Electronic navigation must work hand in glove with traditional navigation techniques.
I am sadly coming to the conclusion that the chart plotter is marking the demise of traditional navigational knowledge; which is worrying. Traditional navigation and electronic means of navigation should go hand in hand at all times.
This feeling came to me after watching a young but experienced seaman make a variety of basic errors whilst trying to establish his position.
After navigating to a waypoint using the plotter, he was asked to confirm the position by non- electronic means. He took a fix using a hand bearing compass, but it was evident that it was the first time he’d ever done so.
We were in an area where there were many identifiable points to choose from such as lighthouses, headlands, a breakwater and a handful of navigational marks. But the resultant fix was poor.
In fact, only two of the three lines crossed because there was less than 10 degrees angular difference separating the bearing lines.
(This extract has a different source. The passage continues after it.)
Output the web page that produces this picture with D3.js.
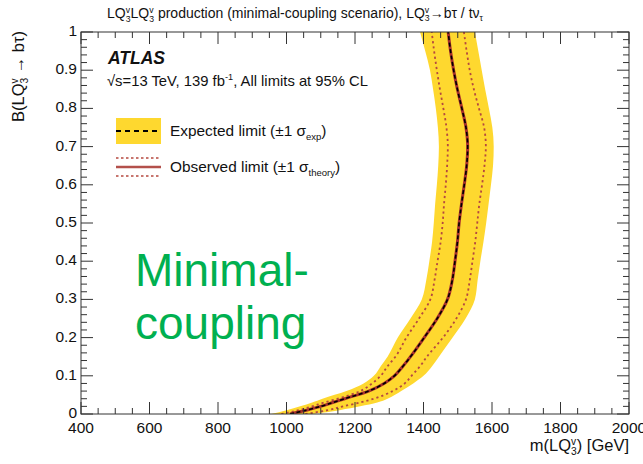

The narrow intersecting lines resembled a drawing of a road in perspective rather than a three point fix.
This time the radar scanner was held for support, but being just six inches away from the hand bearing compass, it managed to deviate the bearings by about 30 degrees. So whilst we were only two miles offshore the fix was over half a mile out.
One last try and we got a reasonable fix. The three intersecting lines crossed with just a small but acceptable cocked hat appearing; no doubt due to the boat being motored slowly ahead in the swell for comfort.
When asked if any other information should be taken or logged with the fix; the question was answered with a blank stare. Usually, the time and a log reading are taken so that you know when you were in that position.
Now I’m not suggesting that we need to go around taking a fix every five minutes, but it is essential to have a secondary means of position fixing at all times and that means having an understanding and knowledge of traditional navigation skills.
Especially as on board this boat the GPS system kept spiking out when the engines were started and the display would freeze from time to time.
Reliability of electrical equipment is a key problem facing the skipper and it is therefore essential to be able to back it up with your own position log plotted on your chart.
Even simpler is the option of using nearby objects such as a buoy or a glance at the depth sounder to confirm that you are indeed where the plotter or GPS says you are.
The plotter is a great tool, nowadays the primary navigational tool, but basic navigation techniques must work hand in glove with it; particularly if the box of wizardry decides not to play one day.